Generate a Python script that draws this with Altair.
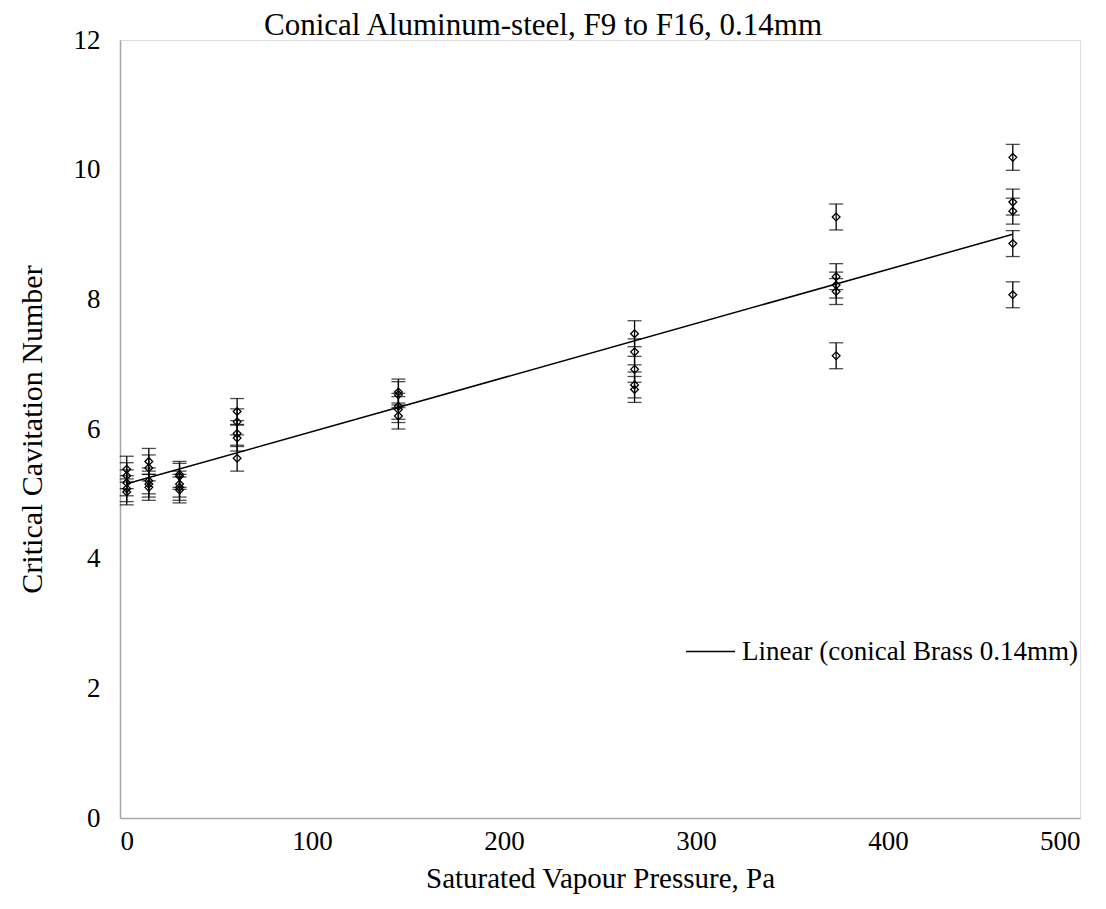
import altair as alt
import pandas as pd

pressure = [3.5, 15, 31, 61, 145, 268, 373, 465]
cavitation = [
    [5.38, 5.28, 5.17, 5.08, 5.03],
    [5.50, 5.40, 5.20, 5.15, 5.10],
    [5.30, 5.27, 5.15, 5.10, 5.06],
    [6.27, 6.11, 5.93, 5.86, 5.55],
    [6.57, 6.53, 6.35, 6.30, 6.20],
    [7.47, 7.19, 6.92, 6.68, 6.61],
    [9.27, 8.35, 8.22, 8.12, 7.13],
    [10.19, 9.50, 9.36, 8.86, 8.07],
]
error = 0.2
trend_label = "Linear (conical Brass 0.14mm)"

rows = []
for p, ys in zip(pressure, cavitation):
    for y in ys:
        rows.append({"x": p, "y": y, "lo": y - error, "hi": y + error})
df = pd.DataFrame(rows)

FONT = "Liberation Serif"

xscale = alt.Scale(domain=[0, 500], nice=False)
yscale = alt.Scale(domain=[0, 12], nice=False)

xaxis = alt.Axis(title="Saturated Vapour Pressure, Pa", values=[0, 100, 200, 300, 400, 500],
                 format="d", grid=False, ticks=False, domainColor="#a6a6a6", domainWidth=1.5,
                 labelFont=FONT, labelFontSize=27, labelColor="black", labelPadding=10,
                 titleFont=FONT, titleFontSize=29, titleFontWeight="normal",
                 titleColor="black", titlePadding=10)
yaxis = alt.Axis(title="Critical Cavitation Number", values=[0, 2, 4, 6, 8, 10, 12],
                 format="d", grid=False, ticks=False, domainColor="#a6a6a6", domainWidth=1.5,
                 labelFont=FONT, labelFontSize=27, labelColor="black", labelPadding=20,
                 titleFont=FONT, titleFontSize=30, titleFontWeight="normal",
                 titleColor="black", titlePadding=26)

base = alt.Chart(df)

points = base.mark_point(shape="diamond", size=60, filled=False, color="black",
                         strokeWidth=1.3, opacity=1).encode(
    x=alt.X("x:Q", scale=xscale, axis=xaxis),
    y=alt.Y("y:Q", scale=yscale, axis=yaxis),
)

bars = base.mark_rule(color="black", strokeWidth=1.3).encode(
    x="x:Q", y="lo:Q", y2="hi:Q")
cap_lo = base.mark_tick(color="black", orient="horizontal", size=14, thickness=1.3).encode(
    x="x:Q", y="lo:Q")
cap_hi = base.mark_tick(color="black", orient="horizontal", size=14, thickness=1.3).encode(
    x="x:Q", y="hi:Q")

trend = base.transform_regression("x", "y").transform_calculate(
    series=f'"{trend_label}"'
).mark_line(strokeWidth=1.5).encode(
    x="x:Q", y="y:Q",
    color=alt.Color("series:N",
                    scale=alt.Scale(domain=[trend_label], range=["black"]),
                    legend=alt.Legend(title=None, orient="none", legendX=565, legendY=586,
                                      symbolType="stroke", symbolSize=2400, symbolStrokeWidth=1.5,
                                      labelFont=FONT, labelFontSize=27, labelColor="black",
                                      labelLimit=600, labelOffset=6)),
)

chart = alt.layer(bars, cap_lo, cap_hi, points, trend).properties(
    width=960, height=778,
    title=alt.TitleParams("Conical Aluminum-steel, F9 to F16, 0.14mm", font=FONT,
                          fontSize=31, fontWeight="normal", color="black", offset=-16, dx=-57),
    autosize=alt.AutoSizeParams(type="none"),
    padding={"left": 112, "top": 32, "right": 18, "bottom": 83},
).configure_view(stroke="transparent", strokeWidth=0).configure(background="white")

chart.save("out.html", embed_options={"renderer": "svg", "actions": False})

════

◆ Description of the task
Repeat, word for word and with no pictures, only the lines running from the beginning of the data to the line that contains "yscale = alt.Scale(domain=[0, 12], nice=False)".

◆ Task output
Generate a Python script that draws this with Altair.
import altair as alt
import pandas as pd

pressure = [3.5, 15, 31, 61, 145, 268, 373, 465]
cavitation = [
    [5.38, 5.28, 5.17, 5.08, 5.03],
    [5.50, 5.40, 5.20, 5.15, 5.10],
    [5.30, 5.27, 5.15, 5.10, 5.06],
    [6.27, 6.11, 5.93, 5.86, 5.55],
    [6.57, 6.53, 6.35, 6.30, 6.20],
    [7.47, 7.19, 6.92, 6.68, 6.61],
    [9.27, 8.35, 8.22, 8.12, 7.13],
    [10.19, 9.50, 9.36, 8.86, 8.07],
]
error = 0.2
trend_label = "Linear (conical Brass 0.14mm)"

rows = []
for p, ys in zip(pressure, cavitation):
    for y in ys:
        rows.append({"x": p, "y": y, "lo": y - error, "hi": y + error})
df = pd.DataFrame(rows)

FONT = "Liberation Serif"

xscale = alt.Scale(domain=[0, 500], nice=False)
yscale = alt.Scale(domain=[0, 12], nice=False)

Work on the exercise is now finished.